Unity: We have to charge for every install because we only see totals. Also Unity: We can tell which install is which, so you won’t be overcharged.
Unity: We have to charge for every install because we only see totals. Also Unity: We can tell which install is which, so you won’t be overcharged.
The whole thing seems rushed because the CEO of Unity, John Riccitiello, was the leading advocate of microtransactions when he was at EA, and now he is instilling the same culture at Unity.
How will they differentiate between pirated copies and legitimate copies? How will they distinguish first-time installs from repeat installs? Can we trust their algorithm? It just doesn’t seem possible.
If there was a foolproof way of checking for a pirated copy they wouldn’t be making a game engine they’d be making DRM
Unity: Everyone really seems to hate EA
Also Unity: Let’s hire the CEO of EA
🤦
It may have been more like:
Unity: “We love money and hate our customers, who can we hire to realize that vision?”

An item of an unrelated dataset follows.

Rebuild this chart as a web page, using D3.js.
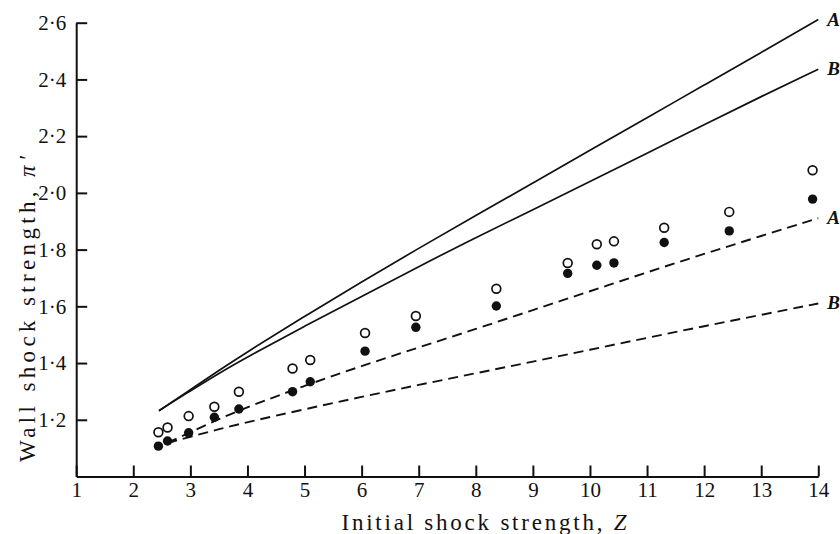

EA CEO: “Finally, a job that understands me”
I’m not sure why they hired him.
“Hey we’re looking for a new captain, why don’t we go for the guy who repeatedly sails into rocks? He’ll be good.”
Unfortunately a story as old as Wall Street. CEOs designed and hired to kill companies are a thing.
Meaning that this is on purpose? If so, who would profit from this? (besides the incompetent CEO themselves)
Short sellers, and the corporation that absorbs them at bargain prices.
You can usually tell a unique machine apart from another via MAC address, but even that has issues, and that’s giving Unity the benefit of the doubt when they haven’t earned it.